→ WHAT YOU ARE ASKED TO DO
Print nothing but the lines from the start of the listing below through the line that contains "const y = d3.scaleLinear().domain([-1,1]).range([280.3,40.3]);". Do not include the pictures.

→ MATERIAL PROVIDED
'''

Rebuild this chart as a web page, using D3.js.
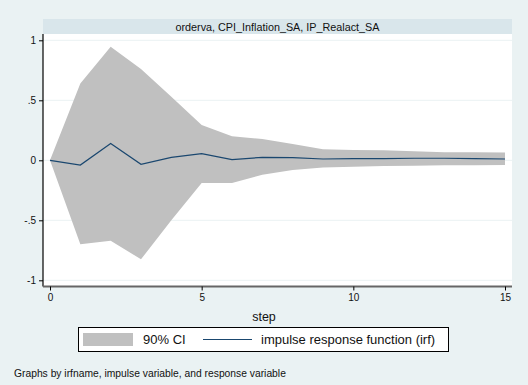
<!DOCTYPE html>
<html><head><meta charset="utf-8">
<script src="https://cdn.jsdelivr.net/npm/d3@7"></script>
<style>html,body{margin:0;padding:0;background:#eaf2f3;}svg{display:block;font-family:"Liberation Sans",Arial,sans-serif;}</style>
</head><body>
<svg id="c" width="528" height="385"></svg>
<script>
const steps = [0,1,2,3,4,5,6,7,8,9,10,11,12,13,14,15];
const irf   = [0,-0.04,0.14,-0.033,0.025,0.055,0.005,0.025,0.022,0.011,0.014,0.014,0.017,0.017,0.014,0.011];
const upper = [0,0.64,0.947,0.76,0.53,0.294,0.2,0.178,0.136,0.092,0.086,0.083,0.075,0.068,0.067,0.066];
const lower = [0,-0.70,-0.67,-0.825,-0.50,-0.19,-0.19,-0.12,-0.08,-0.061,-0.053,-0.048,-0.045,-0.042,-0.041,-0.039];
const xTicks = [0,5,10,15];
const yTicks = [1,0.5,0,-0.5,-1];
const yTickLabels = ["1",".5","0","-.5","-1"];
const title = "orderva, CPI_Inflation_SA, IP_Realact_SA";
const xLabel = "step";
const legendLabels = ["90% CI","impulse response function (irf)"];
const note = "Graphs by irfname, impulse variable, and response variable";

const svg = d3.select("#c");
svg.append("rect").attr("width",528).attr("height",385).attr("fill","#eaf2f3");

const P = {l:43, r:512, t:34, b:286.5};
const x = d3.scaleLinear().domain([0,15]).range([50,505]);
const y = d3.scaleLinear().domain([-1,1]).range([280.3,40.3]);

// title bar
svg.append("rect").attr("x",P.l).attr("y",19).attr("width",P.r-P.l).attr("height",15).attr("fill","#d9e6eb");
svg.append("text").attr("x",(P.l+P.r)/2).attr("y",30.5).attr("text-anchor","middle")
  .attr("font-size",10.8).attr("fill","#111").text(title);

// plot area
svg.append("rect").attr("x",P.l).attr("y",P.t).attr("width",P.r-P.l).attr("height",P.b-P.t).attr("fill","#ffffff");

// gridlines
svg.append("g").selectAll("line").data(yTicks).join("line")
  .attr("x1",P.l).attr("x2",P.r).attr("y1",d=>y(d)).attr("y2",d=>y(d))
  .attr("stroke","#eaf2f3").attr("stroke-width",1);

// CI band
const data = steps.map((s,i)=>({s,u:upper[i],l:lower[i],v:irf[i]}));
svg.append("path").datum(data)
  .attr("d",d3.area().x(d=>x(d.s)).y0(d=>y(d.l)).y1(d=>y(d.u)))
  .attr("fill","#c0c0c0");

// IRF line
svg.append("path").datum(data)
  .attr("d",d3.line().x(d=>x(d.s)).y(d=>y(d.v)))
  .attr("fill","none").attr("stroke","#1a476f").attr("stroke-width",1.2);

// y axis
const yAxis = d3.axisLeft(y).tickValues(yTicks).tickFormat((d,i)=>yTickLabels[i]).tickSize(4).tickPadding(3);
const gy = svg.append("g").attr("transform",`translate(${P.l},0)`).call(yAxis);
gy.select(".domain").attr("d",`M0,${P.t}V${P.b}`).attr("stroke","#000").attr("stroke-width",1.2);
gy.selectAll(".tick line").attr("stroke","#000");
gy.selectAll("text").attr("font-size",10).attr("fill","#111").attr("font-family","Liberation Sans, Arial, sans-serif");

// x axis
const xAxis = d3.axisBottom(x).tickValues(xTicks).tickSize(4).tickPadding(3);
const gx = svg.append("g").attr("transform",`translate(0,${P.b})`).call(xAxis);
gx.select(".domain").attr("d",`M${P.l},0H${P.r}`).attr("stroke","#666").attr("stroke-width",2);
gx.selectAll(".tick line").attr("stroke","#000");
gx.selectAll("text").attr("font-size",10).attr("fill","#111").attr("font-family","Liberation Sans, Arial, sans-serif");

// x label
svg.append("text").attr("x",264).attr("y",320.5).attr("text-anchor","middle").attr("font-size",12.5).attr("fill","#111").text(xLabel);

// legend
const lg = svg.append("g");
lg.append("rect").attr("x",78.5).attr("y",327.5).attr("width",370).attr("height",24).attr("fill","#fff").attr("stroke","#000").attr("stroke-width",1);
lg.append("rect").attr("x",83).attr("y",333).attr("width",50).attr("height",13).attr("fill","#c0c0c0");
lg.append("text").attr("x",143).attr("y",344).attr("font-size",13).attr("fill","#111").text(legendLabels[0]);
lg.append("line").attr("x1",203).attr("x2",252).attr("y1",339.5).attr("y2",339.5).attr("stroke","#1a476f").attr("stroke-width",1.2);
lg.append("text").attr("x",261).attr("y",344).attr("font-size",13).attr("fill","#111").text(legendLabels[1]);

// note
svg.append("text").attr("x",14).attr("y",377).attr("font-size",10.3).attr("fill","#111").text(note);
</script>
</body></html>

'''

→ OUTPUT OF THE TASK
Rebuild this chart as a web page, using D3.js.
<!DOCTYPE html>
<html><head><meta charset="utf-8">
<script src="https://cdn.jsdelivr.net/npm/d3@7"></script>
<style>html,body{margin:0;padding:0;background:#eaf2f3;}svg{display:block;font-family:"Liberation Sans",Arial,sans-serif;}</style>
</head><body>
<svg id="c" width="528" height="385"></svg>
<script>
const steps = [0,1,2,3,4,5,6,7,8,9,10,11,12,13,14,15];
const irf   = [0,-0.04,0.14,-0.033,0.025,0.055,0.005,0.025,0.022,0.011,0.014,0.014,0.017,0.017,0.014,0.011];
const upper = [0,0.64,0.947,0.76,0.53,0.294,0.2,0.178,0.136,0.092,0.086,0.083,0.075,0.068,0.067,0.066];
const lower = [0,-0.70,-0.67,-0.825,-0.50,-0.19,-0.19,-0.12,-0.08,-0.061,-0.053,-0.048,-0.045,-0.042,-0.041,-0.039];
const xTicks = [0,5,10,15];
const yTicks = [1,0.5,0,-0.5,-1];
const yTickLabels = ["1",".5","0","-.5","-1"];
const title = "orderva, CPI_Inflation_SA, IP_Realact_SA";
const xLabel = "step";
const legendLabels = ["90% CI","impulse response function (irf)"];
const note = "Graphs by irfname, impulse variable, and response variable";

const svg = d3.select("#c");
svg.append("rect").attr("width",528).attr("height",385).attr("fill","#eaf2f3");

const P = {l:43, r:512, t:34, b:286.5};
const x = d3.scaleLinear().domain([0,15]).range([50,505]);
const y = d3.scaleLinear().domain([-1,1]).range([280.3,40.3]);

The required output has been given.